LONDON: Almost two thirds of European marketers plan to increase their expenditure on retargeting this year and sales are not necessarily the primary objective a new report has said.

AdRoll, a retargeting specialist, surveyed 250 marketers across France, Germany, Ireland and the UK and found that 39% were already spending between one quarter and one half of their online ad budget on retargeting and that 60% said brand awareness was their top retargeting objective.

Retargeting has low reach but high ROI, as Ted McConnell explains in Warc's Programmatic Primer, and has generally been regarded as a driver of sales.
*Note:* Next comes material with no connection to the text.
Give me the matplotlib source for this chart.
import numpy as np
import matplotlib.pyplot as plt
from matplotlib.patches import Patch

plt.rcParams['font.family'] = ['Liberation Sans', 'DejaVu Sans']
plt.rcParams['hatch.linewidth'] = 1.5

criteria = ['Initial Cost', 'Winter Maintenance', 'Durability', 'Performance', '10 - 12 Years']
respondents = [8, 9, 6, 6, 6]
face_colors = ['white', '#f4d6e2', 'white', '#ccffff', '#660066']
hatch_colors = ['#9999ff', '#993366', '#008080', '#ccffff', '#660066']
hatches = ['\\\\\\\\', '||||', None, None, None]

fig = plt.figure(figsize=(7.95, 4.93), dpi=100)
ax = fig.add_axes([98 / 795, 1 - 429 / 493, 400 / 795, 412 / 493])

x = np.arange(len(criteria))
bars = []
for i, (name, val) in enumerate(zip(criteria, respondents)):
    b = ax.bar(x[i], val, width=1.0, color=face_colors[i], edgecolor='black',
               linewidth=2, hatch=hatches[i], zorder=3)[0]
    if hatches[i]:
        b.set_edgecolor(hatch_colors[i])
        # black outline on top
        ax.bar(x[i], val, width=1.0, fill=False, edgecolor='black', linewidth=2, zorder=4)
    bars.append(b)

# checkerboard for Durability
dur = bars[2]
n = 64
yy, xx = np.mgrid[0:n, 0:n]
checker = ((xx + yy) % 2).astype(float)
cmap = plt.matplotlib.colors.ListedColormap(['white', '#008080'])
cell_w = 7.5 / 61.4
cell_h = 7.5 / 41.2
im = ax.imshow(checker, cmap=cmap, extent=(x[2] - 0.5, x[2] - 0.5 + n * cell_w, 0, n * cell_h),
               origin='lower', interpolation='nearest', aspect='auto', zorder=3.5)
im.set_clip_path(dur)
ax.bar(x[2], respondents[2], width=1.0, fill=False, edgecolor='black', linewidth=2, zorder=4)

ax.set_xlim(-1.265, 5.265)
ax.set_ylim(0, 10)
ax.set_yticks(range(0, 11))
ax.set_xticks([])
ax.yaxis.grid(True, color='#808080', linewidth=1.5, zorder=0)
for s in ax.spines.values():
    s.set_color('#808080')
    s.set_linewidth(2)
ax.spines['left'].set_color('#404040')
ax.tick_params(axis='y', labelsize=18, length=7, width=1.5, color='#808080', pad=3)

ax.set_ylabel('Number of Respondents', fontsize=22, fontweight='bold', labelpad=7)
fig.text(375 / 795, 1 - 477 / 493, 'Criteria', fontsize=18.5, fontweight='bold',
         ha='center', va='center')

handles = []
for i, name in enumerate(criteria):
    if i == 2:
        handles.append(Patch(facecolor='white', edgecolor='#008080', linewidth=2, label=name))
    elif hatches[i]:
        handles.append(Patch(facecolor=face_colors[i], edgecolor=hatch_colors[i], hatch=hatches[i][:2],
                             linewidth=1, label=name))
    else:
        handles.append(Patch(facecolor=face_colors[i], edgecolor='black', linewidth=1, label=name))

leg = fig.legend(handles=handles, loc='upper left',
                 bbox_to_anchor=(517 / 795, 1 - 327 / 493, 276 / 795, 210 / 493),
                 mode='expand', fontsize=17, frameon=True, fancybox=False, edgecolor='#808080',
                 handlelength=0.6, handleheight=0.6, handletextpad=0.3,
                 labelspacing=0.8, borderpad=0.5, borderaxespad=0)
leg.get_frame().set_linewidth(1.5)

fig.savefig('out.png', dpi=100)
This was a priority for 57% of respondents while customer retention was a focus for 51%.

Conversions remained the top metric for campaign success however, being cited by 57%, but just over half (51%) were also looking for consumer insights, an indication that retargeting has a role to play in other areas.

"Marketers have expanded the way they think about retargeting," according to Michael Bertaut, managing director/EMEA at AdRoll.

It had, he said "moved from a niche tactic to a critical tool for turning data into successful strategies" and was "leading the charge in programmatic by paving the way for a deeper understanding of online customer behaviour".

If that is the case then it can't come too soon, as a study last year noted that the law of diminishing returns sets in rapidly with retargeting. More than half (53%) of respondents to that survey said online ads were of interest on initial viewing, but by the fifth time they were "intrusive", with users progressing to being angry after the tenth time.

Most marketers in the AdRoll survey said retargeting boosts other marketing tactics: 74% of respondents reported a lift in search campaigns when retargeting is added in, and 68% reported a boost for email marketing.

Perhaps surprisingly, given its importance in media consumption, 44% of marketers were not retargeting on mobile. Thirty-six percent felt mobile advertising has yet to develop a good user experience, while around one quarter did not have their own app (27%) or mobile site (23%).